M$ W7 reigionalization ???E
LoopyByteloose
Posts: 12,537
Hello, I had a friend that is visiting the USA order me a copy of W7 64bit Professional OEM from NewEgg.
It arrived at his place in the US and it is marked for USA and Canada Only. I was planning to have him bring it back to Taiwan and use it to replace my Chinese Windows Vista with an English version.
But now, he fears that M$ won't register it from a Taiwan ISP. I don't need speculation about this. Quite simply has anyone tried to do a registration from abroad of such a copy?
The whole purpose was to save $$$. From NewEgg it was $139USD, in Taiwan it is only available directly from M$ in English for at least $250USD.
It arrived at his place in the US and it is marked for USA and Canada Only. I was planning to have him bring it back to Taiwan and use it to replace my Chinese Windows Vista with an English version.
But now, he fears that M$ won't register it from a Taiwan ISP. I don't need speculation about this. Quite simply has anyone tried to do a registration from abroad of such a copy?

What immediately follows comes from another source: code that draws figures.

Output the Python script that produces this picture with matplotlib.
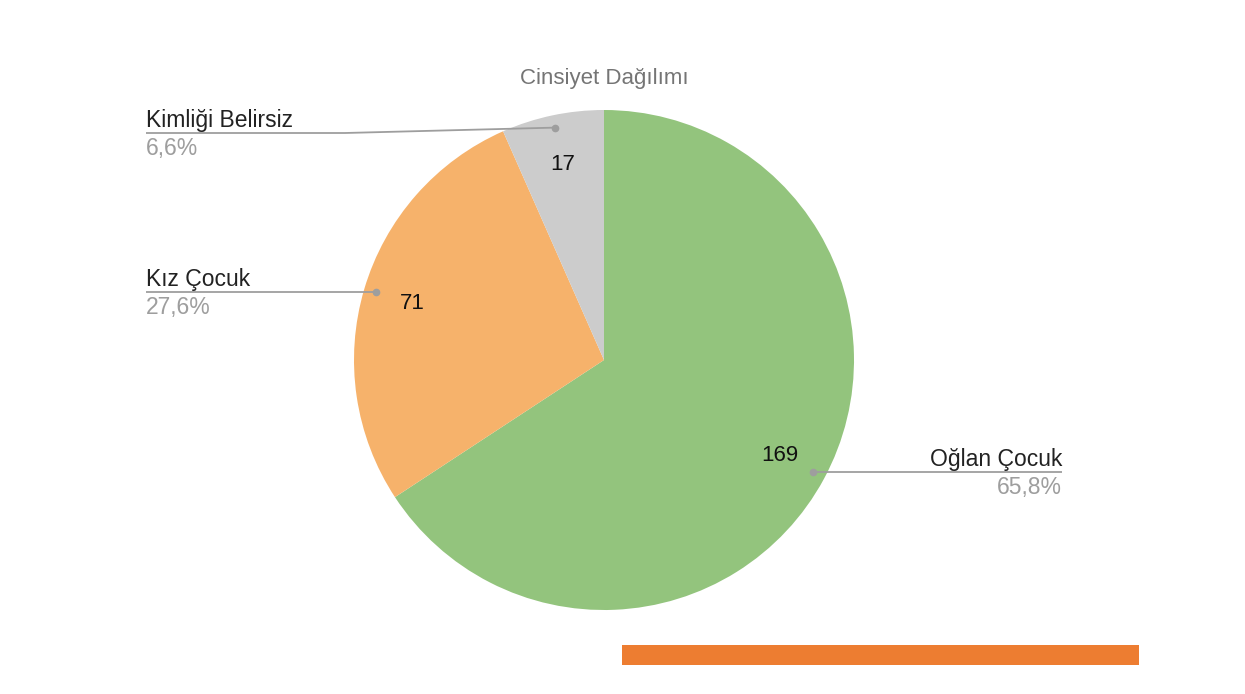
import matplotlib.pyplot as plt
import numpy as np
from matplotlib.patches import Rectangle

plt.rcParams['font.family'] = ['Liberation Sans', 'DejaVu Sans']

title = 'Cinsiyet Dağılımı'
categories = ['Oğlan Çocuk', 'Kız Çocuk', 'Kimliği Belirsiz']
counts = [169, 71, 17]
colors = ['#93c47d', '#f6b26b', '#cccccc']

W, H = 1245, 694
def Y(y):
    return H - y

total = sum(counts)
cx, cy, R = 604, Y(360), 250

fig = plt.figure(figsize=(W / 100, H / 100), dpi=100)
ax = fig.add_axes([0, 0, 1, 1])

wedges, _, autotexts = ax.pie(counts, colors=colors, startangle=90, counterclock=False,
                              center=(cx, cy), radius=R,
                              autopct=lambda p: '%d' % round(p * total / 100),
                              pctdistance=0.8,
                              textprops=dict(fontsize=16, color='#111111'))
ax.set_xlim(0, W)
ax.set_ylim(0, H)
ax.set_aspect('equal')
ax.axis('off')

ax.text(604, Y(78), title, ha='center', va='center', fontsize=16, color='#757575')

# leader lines: underline end x, underline y, text alignment, optional elbow x
layout = {
    'Oğlan Çocuk': dict(x_end=1062, y_line=472, ha='right', elbow=None),
    'Kız Çocuk': dict(x_end=146, y_line=292, ha='left', elbow=None),
    'Kimliği Belirsiz': dict(x_end=146, y_line=133, ha='left', elbow=345),
}
line_col = '#9e9e9e'
for w, name, n in zip(wedges, categories, counts):
    mid = np.deg2rad((w.theta1 + w.theta2) / 2)
    dx, dy = cx + 0.95 * R * np.cos(mid), cy + 0.95 * R * np.sin(mid)
    L = layout[name]
    yl = Y(L['y_line'])
    if L['elbow'] is None:
        dy = yl
        xs, ys = [dx, L['x_end']], [yl, yl]
    else:
        xs, ys = [dx, L['elbow'], L['x_end']], [dy, yl, yl]
    ax.plot(xs, ys, color=line_col, lw=1.3, solid_capstyle='butt')
    ax.plot([dx], [dy], 'o', color=line_col, ms=4.5)
    ax.text(L['x_end'], yl + 6, name, ha=L['ha'], va='baseline', fontsize=16.5, color='#222222')
    pct = ('%.1f' % (100 * n / total)).replace('.', ',') + '%'
    ax.text(L['x_end'], yl - 22, pct, ha=L['ha'], va='baseline', fontsize=16.5, color='#9e9e9e')

ax.add_patch(Rectangle((622, Y(665)), 517, 20, color='#ed7d31', lw=0))

fig.savefig('out.png', dpi=100)
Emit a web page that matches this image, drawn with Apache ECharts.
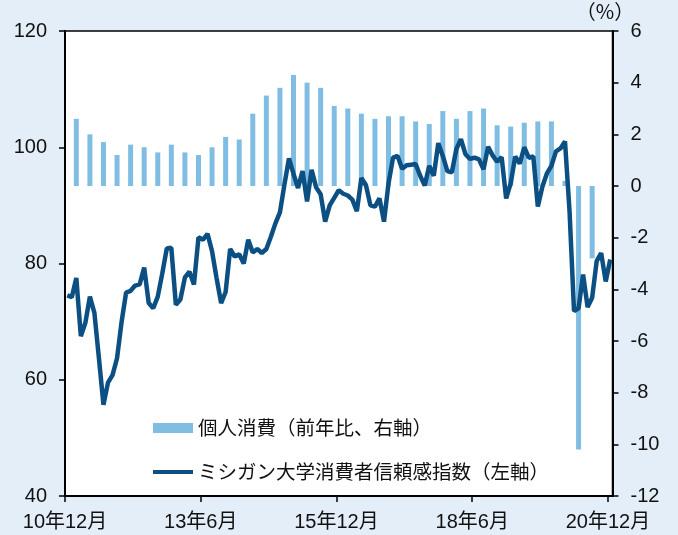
<!DOCTYPE html>
<html>
<head>
<meta charset="utf-8">
<script src="https://cdn.jsdelivr.net/npm/echarts@6/dist/echarts.min.js"></script>
<style>
    html, body { margin: 0; padding: 0; background: #e3eef8; }
    #chart { width: 678px; height: 535px; }
</style>
</head>
<body>
<div id="chart"></div>
<script>
// ミシガン大学消費者信頼感指数 (月次, 10年12月〜20年12月)
var sentiment = [
    74.5,
    74.2, 77.5, 67.5, 69.8, 74.3, 71.5, 63.7, 55.7, 59.5, 60.8, 63.7, 69.9,
    75.0, 75.3, 76.2, 76.4, 79.3, 73.2, 72.3, 74.3, 78.3, 82.6, 82.7, 72.9,
    73.8, 77.6, 78.6, 76.4, 84.5, 84.1, 85.1, 82.1, 77.5, 73.2, 75.1, 82.5,
    81.2, 81.6, 80.0, 84.1, 81.9, 82.5, 81.8, 82.5, 84.6, 86.9, 88.8, 93.6,
    98.1, 95.4, 93.0, 95.9, 90.7, 96.1, 93.1, 91.9, 87.2, 90.0, 91.3, 92.6,
    92.0, 91.7, 91.0, 89.0, 94.7, 93.5, 90.0, 89.8, 91.2, 87.2, 93.8, 98.2,
    98.5, 96.3, 96.9, 97.0, 97.1, 95.1, 93.4, 96.8, 95.1, 100.7, 98.5, 95.9,
    95.7, 99.7, 101.4, 98.8, 98.0, 98.2, 97.9, 96.2, 100.1, 98.6, 97.5, 98.3,
    91.2, 93.8, 98.4, 97.2, 100.0, 98.2, 98.4, 89.8, 93.2, 95.5, 96.8, 99.3,
    99.8, 101.0, 89.1, 71.8, 72.3, 78.1, 72.5, 74.1, 80.4, 81.8, 76.9, 80.7
];

// 個人消費 前年比 (四半期, 11年1-3月〜20年7-9月)
var consumption = [
    2.6, 2.0, 1.7, 1.2,
    1.6, 1.5, 1.3, 1.6,
    1.3, 1.2, 1.5, 1.9,
    1.8, 2.8, 3.5, 3.8,
    4.3, 4.0, 3.8, 3.1,
    3.0, 2.8, 2.6, 2.7,
    2.7, 2.5, 2.4, 2.9,
    2.6, 2.9, 3.0, 2.35,
    2.3, 2.45, 2.5, 2.5,
    0.2, -10.2, -2.8
];

var tickLabels = ['10年12月', '13年6月', '15年12月', '18年6月', '20年12月'];
var tickMonths = [0, 30, 60, 90, 120];

var barName = '個人消費（前年比、右軸）';
var lineName = 'ミシガン大学消費者信頼感指数（左軸）';

var lineData = sentiment.map(function (v, i) { return [i + 0.5, v]; });
var barData = consumption.map(function (v, q) { return [q * 3 + 2.5, v]; });

var chart = echarts.init(document.getElementById('chart'));
var labelFont = { color: '#111', fontSize: 20, fontFamily: 'Liberation Sans, Noto Sans CJK JP' };
var legendFont = { color: '#111', fontSize: 19.5, lineHeight: 22, fontFamily: 'Noto Sans CJK JP' };

chart.setOption({
    backgroundColor: '#e3eef8',
    animation: false,
    grid: {
        left: 65, right: 65.5, top: 31, bottom: 39,
        show: true,
        backgroundColor: '#fff',
        borderColor: '#000',
        borderWidth: 1.5
    },
    legend: [{
        data: [barName],
        left: 153, top: 417,
        padding: 0,
        icon: 'rect',
        itemWidth: 40, itemHeight: 10,
        textStyle: legendFont
    }, {
        data: [lineName],
        left: 153, top: 461,
        padding: 0,
        icon: 'rect',
        itemWidth: 40, itemHeight: 4,
        textStyle: legendFont
    }],
    xAxis: {
        type: 'value',
        min: 0, max: 121, interval: 30,
        splitLine: { show: false },
        axisLine: { onZero: false, lineStyle: { color: '#000', width: 2 } },
        axisTick: { length: 6, lineStyle: { color: '#000', width: 1.5 }, customValues: tickMonths },
        axisLabel: Object.assign({
            margin: 16,
            customValues: tickMonths,
            formatter: function (v) {
                var k = tickMonths.indexOf(v);
                return k >= 0 ? tickLabels[k] : '';
            }
        }, labelFont)
    },
    yAxis: [{
        type: 'value',
        position: 'left',
        min: 40, max: 120, interval: 20,
        splitLine: { show: false },
        axisLine: { show: true, onZero: false, lineStyle: { color: '#000', width: 2 } },
        axisTick: { show: true, length: 6, lineStyle: { color: '#000', width: 1.5 } },
        axisLabel: Object.assign({ margin: 18 }, labelFont)
    }, {
        type: 'value',
        position: 'right',
        min: -12, max: 6, interval: 2,
        name: '（%）',
        nameLocation: 'end',
        nameGap: 7,
        nameTextStyle: { color: '#111', fontSize: 20, fontFamily: 'Noto Sans CJK JP', padding: [0, 15, 0, 0] },
        splitLine: { show: false },
        axisLine: { show: true, onZero: false, lineStyle: { color: '#000', width: 2 } },
        axisTick: { show: true, length: 6, lineStyle: { color: '#000', width: 1.5 } },
        axisLabel: Object.assign({ margin: 18 }, labelFont)
    }],
    series: [{
        name: barName,
        type: 'bar',
        yAxisIndex: 1,
        barWidth: 5,
        itemStyle: { color: '#80bde3' },
        data: barData
    }, {
        name: lineName,
        type: 'line',
        yAxisIndex: 0,
        symbol: 'none',
        lineStyle: { color: '#0c4f82', width: 4.5 },
        itemStyle: { color: '#0c4f82' },
        data: lineData
    }]
});
</script>
</body>
</html>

The whole purpose was to save $$$. From NewEgg it was $139USD, in Taiwan it is only available directly from M$ in English for at least $250USD.
Comments
There are two kinds of Windows OS licenses, retail and OEM. A retail license comes with tech support from Microsoft's toll free number. An OEM license is bundled by a hardware re-seller and does not have Microsoft tech support. Instead the hardware re-seller (e.g. Dell) is supposed to provide tech support. Originally OEM licenses were hard to get via retail channels and Microsoft actively discouraged their use by end users. In the past few years OEM licenses have become fairly easy to get as Microsoft has allowed their sale unbundled with any hardware. But Microsoft has frankly sent mixed signals about their use by end users:
http://www.zdnet.com/blog/bott/is-it-ok-to-use-oem-windows-on-your-own-pc-dont-ask-microsoft/1561
BTW If you attend Microsoft sponsored training they'll often give you one day access to the employee store. Windows licenses are unbelievably cheap via that route.
http://www.microsoft.com/en-us/howtotell/geoinfo.aspx
The fact that it is now a group of OSes makes me more wary with where this is all going.
I took the gamble and will have to wait and see if it works. In order to get English W7 in Taiwan, I have to deal direct with M$. In the Taiwan OEM product, there doesn't seem to be any 64bit W7 Ultimate available and it is all Traditional Chinese.
I decided I will do a Triple Boot - the Chinese Vista 32bit, the existing Ubuntu Linux 32bit, and the English W7 Pro 64bit. After all, hard disk space is very cheap these days and I have a big roomy desktop tower.
The whole looking-up-location-by-ID is driving me nuts sometimes. Google is getting close to useless. It all started with automatic redirection to google.no, google.de, google.fr and so on, which is insane these days - what with all the travelling people do in their job. Where I go almost everyone using computers are not from that country. Until you figure out how to trick google to point to google.com you may have to try to figure out the more advanced search terms in a language you don't know.
Now it's becoming much worse, because the search answers are 'regionalized', and much less useful than they used to be. Besides, google.no is broken half of the time - and the Chrome browser tries really hard to force the localized version of the search engine down your throat.
So I've been thinking that I'll need my own US-based proxy soon. Of course, US google is also getting more and more regionalized.. what we really need is for everyone to be included in a global mesh of proxies, so that the end-address IP is without value as far as location is concerned. Then all those schemes by google and MS will become meaningless and have to get dropped.
-Tor
What a good idea. I am so frustrated with typing in one address and being redirected to another. The original appeal of the internet was it's global reach and here they are working hard to "keep us in our place" for marketing reasons and maximizing profit margins.
http://www.google.com/search?client=ubuntu&channel=fs&q=Oleg%27s+router&ie=utf-8&oe=utf-8
It is very very flexible as far as configuration is concerned. Nonetheless, I suspect I am not going to try to set up a global proxy network to fool M$ (and the US government due to export restrictions).
Let's not help me into a Federal penitentiary or becoming an overseas fugitive (I do like to concept though).
On a more practical front, I get a lot of Chinese language sites when I am looking for the English language site. Fortunately these days, Google Translator is handling quite a bit of the conversion load, though it needs character based input and some sites are mostly graphic images of text (due to Chinese character content displaying better).
Anyway, I will do the reading on proxy routers. It is an interesting topic.